_REQUIRED WORK_
Copy out the listing that follows exactly, dropping every picture.

_AVAILABLE DATA_
══════════════════════════════
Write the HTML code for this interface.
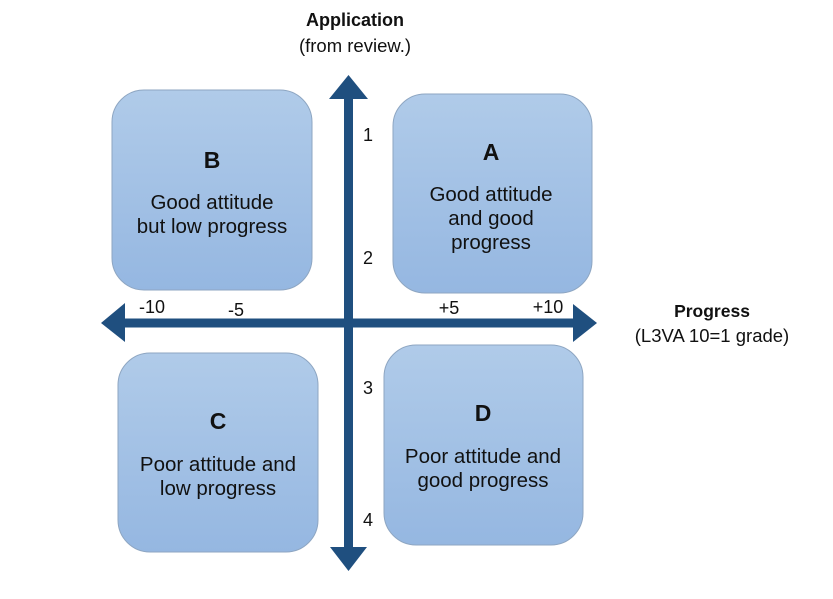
<!DOCTYPE html>
<html><head><meta charset="utf-8"><style>
html,body{margin:0;padding:0;background:#fff;}
svg{display:block;}
text{font-family:"Liberation Sans",sans-serif;fill:#111;}
</style></head><body>
<svg width="833" height="599" viewBox="0 0 833 599" xmlns="http://www.w3.org/2000/svg">
<defs>
<linearGradient id="g" x1="0" y1="0" x2="0" y2="1">
<stop offset="0" stop-color="#b0cbe9"/>
<stop offset="1" stop-color="#95b7e1"/>
</linearGradient>
</defs>
<rect x="112" y="90" width="200" height="200" rx="32" fill="url(#g)" stroke="#8ea6c2" stroke-width="1"/>
<rect x="393" y="94" width="199" height="199" rx="32" fill="url(#g)" stroke="#8ea6c2" stroke-width="1"/>
<rect x="118" y="353" width="200" height="199" rx="32" fill="url(#g)" stroke="#8ea6c2" stroke-width="1"/>
<rect x="384" y="345" width="199" height="200" rx="32" fill="url(#g)" stroke="#8ea6c2" stroke-width="1"/>
<!-- axes -->
<g fill="#1f4f7f">
<rect x="344" y="97" width="9" height="452"/>
<polygon points="348.5,75 329,99 368,99"/>
<polygon points="348.5,571 330,547 367,547"/>
<rect x="123" y="318.5" width="452" height="9"/>
<polygon points="101,323 125,303 125,342"/>
<polygon points="597,323 573,304 573,342"/>
</g>
<!-- titles -->
<text x="355" y="26" font-size="18" font-weight="bold" text-anchor="middle">Application</text>
<text x="355" y="52" font-size="18.5" text-anchor="middle">(from review.)</text>
<text x="712" y="317" font-size="17.5" font-weight="bold" text-anchor="middle">Progress</text>
<text x="712" y="342" font-size="18.5" text-anchor="middle">(L3VA 10=1 grade)</text>
<!-- axis numbers -->
<g font-size="18">
<text x="368" y="141" text-anchor="middle">1</text>
<text x="368" y="264" text-anchor="middle">2</text>
<text x="368" y="394" text-anchor="middle">3</text>
<text x="368" y="526" text-anchor="middle">4</text>
<text x="152" y="313" text-anchor="middle">-10</text>
<text x="236" y="316" text-anchor="middle">-5</text>
<text x="449" y="314" text-anchor="middle">+5</text>
<text x="548" y="313" text-anchor="middle">+10</text>
</g>
<!-- box text -->
<text x="212" y="168" font-size="23" font-weight="bold" text-anchor="middle">B</text>
<text x="212" y="209" font-size="20.5" text-anchor="middle">Good attitude</text>
<text x="212" y="233" font-size="20.5" text-anchor="middle">but low progress</text>

<text x="491" y="160" font-size="23" font-weight="bold" text-anchor="middle">A</text>
<text x="491" y="201" font-size="20.5" text-anchor="middle">Good attitude</text>
<text x="491" y="225" font-size="20.5" text-anchor="middle">and good</text>
<text x="491" y="249" font-size="20.5" text-anchor="middle">progress</text>

<text x="218" y="429" font-size="23" font-weight="bold" text-anchor="middle">C</text>
<text x="218" y="471" font-size="20.5" text-anchor="middle">Poor attitude and</text>
<text x="218" y="495" font-size="20.5" text-anchor="middle">low progress</text>

<text x="483" y="421" font-size="23" font-weight="bold" text-anchor="middle">D</text>
<text x="483" y="463" font-size="20.5" text-anchor="middle">Poor attitude and</text>
<text x="483" y="487" font-size="20.5" text-anchor="middle">good progress</text>
</svg>
</body></html>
══════════════════════════════
_FINAL RESULT_
Write the HTML code for this interface.
<!DOCTYPE html>
<html><head><meta charset="utf-8"><style>
html,body{margin:0;padding:0;background:#fff;}
svg{display:block;}
text{font-family:"Liberation Sans",sans-serif;fill:#111;}
</style></head><body>
<svg width="833" height="599" viewBox="0 0 833 599" xmlns="http://www.w3.org/2000/svg">
<defs>
<linearGradient id="g" x1="0" y1="0" x2="0" y2="1">
<stop offset="0" stop-color="#b0cbe9"/>
<stop offset="1" stop-color="#95b7e1"/>
</linearGradient>
</defs>
<rect x="112" y="90" width="200" height="200" rx="32" fill="url(#g)" stroke="#8ea6c2" stroke-width="1"/>
<rect x="393" y="94" width="199" height="199" rx="32" fill="url(#g)" stroke="#8ea6c2" stroke-width="1"/>
<rect x="118" y="353" width="200" height="199" rx="32" fill="url(#g)" stroke="#8ea6c2" stroke-width="1"/>
<rect x="384" y="345" width="199" height="200" rx="32" fill="url(#g)" stroke="#8ea6c2" stroke-width="1"/>
<!-- axes -->
<g fill="#1f4f7f">
<rect x="344" y="97" width="9" height="452"/>
<polygon points="348.5,75 329,99 368,99"/>
<polygon points="348.5,571 330,547 367,547"/>
<rect x="123" y="318.5" width="452" height="9"/>
<polygon points="101,323 125,303 125,342"/>
<polygon points="597,323 573,304 573,342"/>
</g>
<!-- titles -->
<text x="355" y="26" font-size="18" font-weight="bold" text-anchor="middle">Application</text>
<text x="355" y="52" font-size="18.5" text-anchor="middle">(from review.)</text>
<text x="712" y="317" font-size="17.5" font-weight="bold" text-anchor="middle">Progress</text>
<text x="712" y="342" font-size="18.5" text-anchor="middle">(L3VA 10=1 grade)</text>
<!-- axis numbers -->
<g font-size="18">
<text x="368" y="141" text-anchor="middle">1</text>
<text x="368" y="264" text-anchor="middle">2</text>
<text x="368" y="394" text-anchor="middle">3</text>
<text x="368" y="526" text-anchor="middle">4</text>
<text x="152" y="313" text-anchor="middle">-10</text>
<text x="236" y="316" text-anchor="middle">-5</text>
<text x="449" y="314" text-anchor="middle">+5</text>
<text x="548" y="313" text-anchor="middle">+10</text>
</g>
<!-- box text -->
<text x="212" y="168" font-size="23" font-weight="bold" text-anchor="middle">B</text>
<text x="212" y="209" font-size="20.5" text-anchor="middle">Good attitude</text>
<text x="212" y="233" font-size="20.5" text-anchor="middle">but low progress</text>

<text x="491" y="160" font-size="23" font-weight="bold" text-anchor="middle">A</text>
<text x="491" y="201" font-size="20.5" text-anchor="middle">Good attitude</text>
<text x="491" y="225" font-size="20.5" text-anchor="middle">and good</text>
<text x="491" y="249" font-size="20.5" text-anchor="middle">progress</text>

<text x="218" y="429" font-size="23" font-weight="bold" text-anchor="middle">C</text>
<text x="218" y="471" font-size="20.5" text-anchor="middle">Poor attitude and</text>
<text x="218" y="495" font-size="20.5" text-anchor="middle">low progress</text>

<text x="483" y="421" font-size="23" font-weight="bold" text-anchor="middle">D</text>
<text x="483" y="463" font-size="20.5" text-anchor="middle">Poor attitude and</text>
<text x="483" y="487" font-size="20.5" text-anchor="middle">good progress</text>
</svg>
</body></html>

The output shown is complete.